Leveraging classic code as much as possible plus find to your name smaller faster models for simpler tasks, as well as parallel processing can help with latency. It also improves the quality so drastically that most of the users are ready to wait. LOL … Often as long as it takes.

1 Like

We are getting there. At a high speed :bullettrain_front:

the result of that kind of stuff is ultra fast omce cached… same goes with databases in general and also damerau levensthein is still valid

I was just saying some control mechanisms are so ultra fast compared to external apis.
I try to avoid llm as much as possible. They have their place though

After those four or five years with llms, I start seeing them more and more as a can opener for my code to get into text semantics or as a super calculator to use as a framework to calculate the probability of a predefined response suggested by classic code. This approach proved to be highly reliable and very fast for me.

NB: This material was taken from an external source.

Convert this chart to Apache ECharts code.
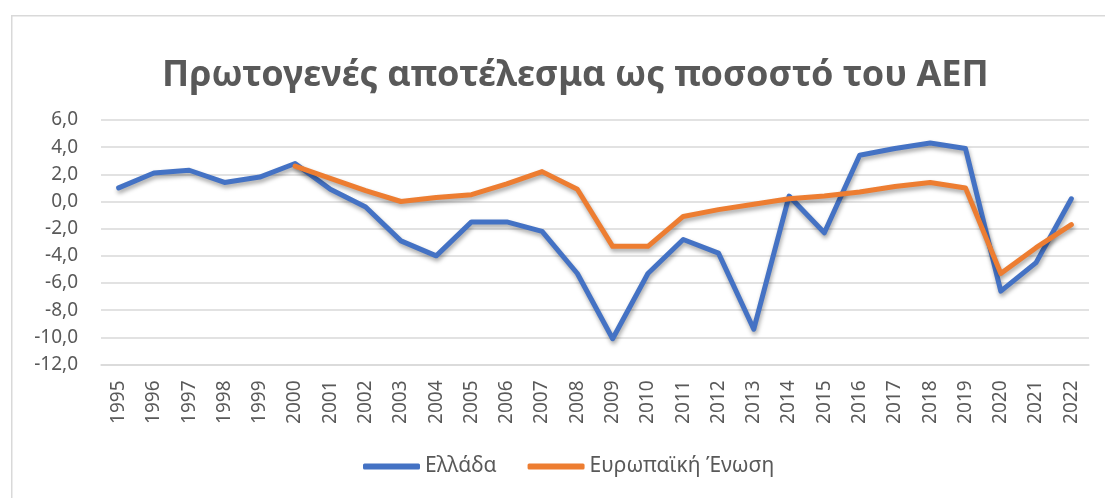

But then yes you can use llm for pretty much everything.

Having started this early must have really made you sceptical enough…

Nice to play with them to mix up theories like questioning math in general by adding a complete new thought of base physics. But that’s more like nerd gameplay and not a thing I would want to control nuclear reactors ever.

When it can do stuff like this:

Let’s try to create a double spiral in 3D, closed on both the outside and inside. A planet will move along this spiral. Around this planet, another smaller planet orbits horizontally, leaving a trail behind. This should be implemented in 3D using a JavaScript library of choice.

I would be convinced.

I was talking more about using llm to select one of 5 question answers based on the context (legal doc analysis) by calculating log probs. The code is used to generate (combine) the context from vector DB and UI plus code are used to allow the user to define the options. As a result some 15 small llm models trained on something like 60 legal documents, allow us beat some big a… out there with almost peanuts as infrastructure costs.

Same goes with reasoning models, they are great when you don’t know the subject enough, but when the subject is something you breathe with and you need to follow a predefined workflow, nothing is better than a classic full stack plus bits of llm here and there.

But again, everything depends on your application and the goal. Not saying llms are bad, just trying to say that hoping that AI will solve your problem is a bit naive (nothing to do with the topic).

1 Like

Was trying to solve entanglement by displaying time in a spiral where our reality meets other parts of it… :nerd_face:

Yeah offtopic

Let’s get back to the subject - that’s pure gold. Providing a complete well designed prompt simple to understand and follow is basically the key to most of the LLM applications out there. For high load applications, a good system of prompt testing is a must as it saves a lot of time money and avoids human errors when guessing about the prompt performance.